DATA SHOWN

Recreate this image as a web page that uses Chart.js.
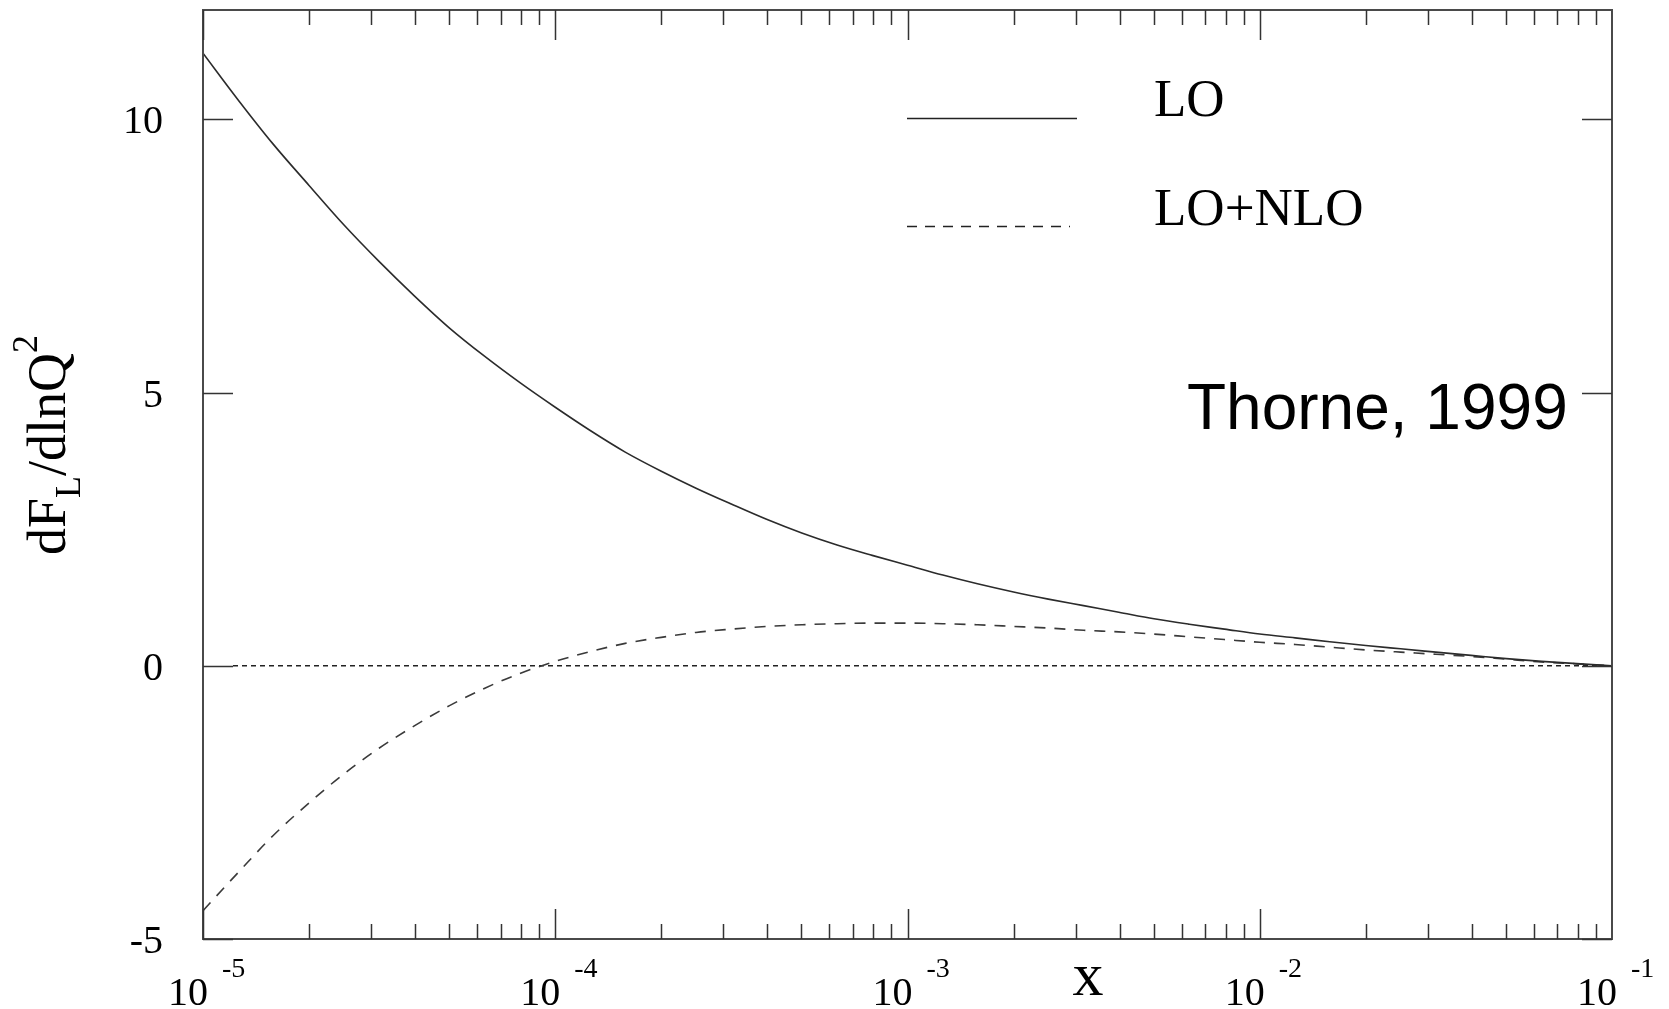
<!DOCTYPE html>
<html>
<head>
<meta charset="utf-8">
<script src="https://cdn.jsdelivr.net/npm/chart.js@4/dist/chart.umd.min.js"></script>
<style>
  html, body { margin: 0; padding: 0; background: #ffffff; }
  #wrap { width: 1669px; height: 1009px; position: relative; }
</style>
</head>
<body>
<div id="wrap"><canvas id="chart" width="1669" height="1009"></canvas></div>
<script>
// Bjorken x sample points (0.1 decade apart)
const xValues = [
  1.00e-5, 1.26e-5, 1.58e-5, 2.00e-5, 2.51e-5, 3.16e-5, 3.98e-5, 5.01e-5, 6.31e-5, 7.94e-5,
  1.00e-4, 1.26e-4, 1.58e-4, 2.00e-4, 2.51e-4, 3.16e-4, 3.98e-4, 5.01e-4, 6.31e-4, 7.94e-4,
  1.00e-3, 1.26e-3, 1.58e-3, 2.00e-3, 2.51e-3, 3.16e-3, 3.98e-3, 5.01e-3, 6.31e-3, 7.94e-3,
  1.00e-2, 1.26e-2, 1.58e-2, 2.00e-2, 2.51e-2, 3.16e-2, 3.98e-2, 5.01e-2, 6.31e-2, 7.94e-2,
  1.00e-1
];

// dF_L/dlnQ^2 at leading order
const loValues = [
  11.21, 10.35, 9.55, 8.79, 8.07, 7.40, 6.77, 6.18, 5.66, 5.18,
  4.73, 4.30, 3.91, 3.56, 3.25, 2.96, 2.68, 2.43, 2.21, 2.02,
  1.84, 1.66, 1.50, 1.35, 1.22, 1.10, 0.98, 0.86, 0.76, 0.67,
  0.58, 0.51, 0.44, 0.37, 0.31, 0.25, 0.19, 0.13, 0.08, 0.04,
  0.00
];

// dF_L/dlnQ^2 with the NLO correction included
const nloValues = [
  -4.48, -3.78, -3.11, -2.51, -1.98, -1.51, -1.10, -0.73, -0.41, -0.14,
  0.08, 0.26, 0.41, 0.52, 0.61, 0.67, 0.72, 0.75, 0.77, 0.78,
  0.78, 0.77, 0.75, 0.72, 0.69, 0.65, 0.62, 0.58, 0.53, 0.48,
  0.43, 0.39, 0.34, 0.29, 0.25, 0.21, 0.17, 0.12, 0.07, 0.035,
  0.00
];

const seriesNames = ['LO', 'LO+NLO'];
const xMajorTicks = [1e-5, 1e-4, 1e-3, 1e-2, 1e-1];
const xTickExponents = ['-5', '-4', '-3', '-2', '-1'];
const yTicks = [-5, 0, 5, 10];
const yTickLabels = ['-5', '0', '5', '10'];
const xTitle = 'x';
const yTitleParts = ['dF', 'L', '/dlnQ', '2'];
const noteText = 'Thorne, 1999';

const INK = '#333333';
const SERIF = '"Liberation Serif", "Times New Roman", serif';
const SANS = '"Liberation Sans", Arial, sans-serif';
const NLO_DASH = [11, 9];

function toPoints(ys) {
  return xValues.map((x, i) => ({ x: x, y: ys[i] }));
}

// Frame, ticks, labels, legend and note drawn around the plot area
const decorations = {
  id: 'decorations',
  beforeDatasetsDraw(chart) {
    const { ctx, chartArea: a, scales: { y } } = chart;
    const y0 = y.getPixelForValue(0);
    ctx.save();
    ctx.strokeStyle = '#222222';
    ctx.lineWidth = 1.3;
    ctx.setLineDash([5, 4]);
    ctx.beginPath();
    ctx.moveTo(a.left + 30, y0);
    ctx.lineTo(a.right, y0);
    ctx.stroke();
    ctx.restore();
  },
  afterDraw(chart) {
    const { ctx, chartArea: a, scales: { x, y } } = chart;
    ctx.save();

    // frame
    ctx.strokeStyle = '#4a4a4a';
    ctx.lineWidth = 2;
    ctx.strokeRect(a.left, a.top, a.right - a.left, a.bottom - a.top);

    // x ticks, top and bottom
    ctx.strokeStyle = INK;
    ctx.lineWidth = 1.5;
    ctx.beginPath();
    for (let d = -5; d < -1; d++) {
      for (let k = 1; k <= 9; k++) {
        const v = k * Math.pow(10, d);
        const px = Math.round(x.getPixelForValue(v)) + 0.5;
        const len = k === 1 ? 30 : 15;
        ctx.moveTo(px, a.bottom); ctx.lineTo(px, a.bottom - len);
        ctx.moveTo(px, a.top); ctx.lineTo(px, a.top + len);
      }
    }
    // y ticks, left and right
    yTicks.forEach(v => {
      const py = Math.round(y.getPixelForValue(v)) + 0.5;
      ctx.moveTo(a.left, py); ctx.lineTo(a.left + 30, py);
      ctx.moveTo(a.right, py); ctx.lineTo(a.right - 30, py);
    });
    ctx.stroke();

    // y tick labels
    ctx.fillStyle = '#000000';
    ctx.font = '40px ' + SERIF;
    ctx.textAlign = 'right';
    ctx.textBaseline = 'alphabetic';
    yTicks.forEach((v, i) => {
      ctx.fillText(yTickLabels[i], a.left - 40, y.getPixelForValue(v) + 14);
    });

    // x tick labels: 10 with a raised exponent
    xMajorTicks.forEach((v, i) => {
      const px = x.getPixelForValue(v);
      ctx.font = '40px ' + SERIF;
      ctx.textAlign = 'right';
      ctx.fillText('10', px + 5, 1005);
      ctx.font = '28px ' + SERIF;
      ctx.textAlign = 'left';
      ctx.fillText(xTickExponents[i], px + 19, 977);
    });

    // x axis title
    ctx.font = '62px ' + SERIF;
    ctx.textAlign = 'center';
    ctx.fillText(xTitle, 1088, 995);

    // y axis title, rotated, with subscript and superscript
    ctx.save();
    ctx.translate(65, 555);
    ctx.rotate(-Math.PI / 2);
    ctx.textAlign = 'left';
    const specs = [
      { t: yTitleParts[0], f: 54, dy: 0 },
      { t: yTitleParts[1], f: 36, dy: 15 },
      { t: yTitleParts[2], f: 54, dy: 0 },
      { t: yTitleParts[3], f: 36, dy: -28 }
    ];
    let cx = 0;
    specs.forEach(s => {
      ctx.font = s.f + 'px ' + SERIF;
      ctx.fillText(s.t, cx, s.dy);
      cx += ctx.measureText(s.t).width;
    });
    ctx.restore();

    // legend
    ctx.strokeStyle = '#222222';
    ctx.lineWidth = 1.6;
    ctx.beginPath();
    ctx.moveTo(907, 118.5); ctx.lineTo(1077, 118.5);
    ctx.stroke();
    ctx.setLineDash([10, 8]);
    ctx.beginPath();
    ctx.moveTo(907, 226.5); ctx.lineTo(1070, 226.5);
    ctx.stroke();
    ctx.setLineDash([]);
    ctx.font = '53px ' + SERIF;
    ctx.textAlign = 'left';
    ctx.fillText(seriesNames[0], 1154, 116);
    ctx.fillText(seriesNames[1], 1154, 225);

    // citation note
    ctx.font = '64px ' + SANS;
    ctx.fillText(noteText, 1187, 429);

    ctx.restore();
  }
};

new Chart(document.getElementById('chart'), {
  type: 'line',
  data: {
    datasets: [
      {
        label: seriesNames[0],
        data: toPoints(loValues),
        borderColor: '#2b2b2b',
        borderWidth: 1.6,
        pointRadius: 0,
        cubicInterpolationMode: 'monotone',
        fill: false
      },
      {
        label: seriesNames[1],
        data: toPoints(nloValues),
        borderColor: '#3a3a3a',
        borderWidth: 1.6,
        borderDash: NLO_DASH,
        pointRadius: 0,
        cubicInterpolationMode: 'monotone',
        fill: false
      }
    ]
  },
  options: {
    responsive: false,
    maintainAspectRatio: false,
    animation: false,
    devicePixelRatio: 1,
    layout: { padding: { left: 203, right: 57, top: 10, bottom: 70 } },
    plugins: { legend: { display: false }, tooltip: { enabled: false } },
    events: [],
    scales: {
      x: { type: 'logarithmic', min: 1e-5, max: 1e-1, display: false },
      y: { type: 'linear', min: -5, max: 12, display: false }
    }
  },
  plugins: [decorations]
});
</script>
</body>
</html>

PROBLEM REQUIREMENTS
Give again, exactly, the lines from the start of the data through the one holding "const noteText = 'Thorne, 1999';"; omit the pictures.

CORRECT RESULT
Recreate this image as a web page that uses Chart.js.
<!DOCTYPE html>
<html>
<head>
<meta charset="utf-8">
<script src="https://cdn.jsdelivr.net/npm/chart.js@4/dist/chart.umd.min.js"></script>
<style>
  html, body { margin: 0; padding: 0; background: #ffffff; }
  #wrap { width: 1669px; height: 1009px; position: relative; }
</style>
</head>
<body>
<div id="wrap"><canvas id="chart" width="1669" height="1009"></canvas></div>
<script>
// Bjorken x sample points (0.1 decade apart)
const xValues = [
  1.00e-5, 1.26e-5, 1.58e-5, 2.00e-5, 2.51e-5, 3.16e-5, 3.98e-5, 5.01e-5, 6.31e-5, 7.94e-5,
  1.00e-4, 1.26e-4, 1.58e-4, 2.00e-4, 2.51e-4, 3.16e-4, 3.98e-4, 5.01e-4, 6.31e-4, 7.94e-4,
  1.00e-3, 1.26e-3, 1.58e-3, 2.00e-3, 2.51e-3, 3.16e-3, 3.98e-3, 5.01e-3, 6.31e-3, 7.94e-3,
  1.00e-2, 1.26e-2, 1.58e-2, 2.00e-2, 2.51e-2, 3.16e-2, 3.98e-2, 5.01e-2, 6.31e-2, 7.94e-2,
  1.00e-1
];

// dF_L/dlnQ^2 at leading order
const loValues = [
  11.21, 10.35, 9.55, 8.79, 8.07, 7.40, 6.77, 6.18, 5.66, 5.18,
  4.73, 4.30, 3.91, 3.56, 3.25, 2.96, 2.68, 2.43, 2.21, 2.02,
  1.84, 1.66, 1.50, 1.35, 1.22, 1.10, 0.98, 0.86, 0.76, 0.67,
  0.58, 0.51, 0.44, 0.37, 0.31, 0.25, 0.19, 0.13, 0.08, 0.04,
  0.00
];

// dF_L/dlnQ^2 with the NLO correction included
const nloValues = [
  -4.48, -3.78, -3.11, -2.51, -1.98, -1.51, -1.10, -0.73, -0.41, -0.14,
  0.08, 0.26, 0.41, 0.52, 0.61, 0.67, 0.72, 0.75, 0.77, 0.78,
  0.78, 0.77, 0.75, 0.72, 0.69, 0.65, 0.62, 0.58, 0.53, 0.48,
  0.43, 0.39, 0.34, 0.29, 0.25, 0.21, 0.17, 0.12, 0.07, 0.035,
  0.00
];

const seriesNames = ['LO', 'LO+NLO'];
const xMajorTicks = [1e-5, 1e-4, 1e-3, 1e-2, 1e-1];
const xTickExponents = ['-5', '-4', '-3', '-2', '-1'];
const yTicks = [-5, 0, 5, 10];
const yTickLabels = ['-5', '0', '5', '10'];
const xTitle = 'x';
const yTitleParts = ['dF', 'L', '/dlnQ', '2'];
const noteText = 'Thorne, 1999';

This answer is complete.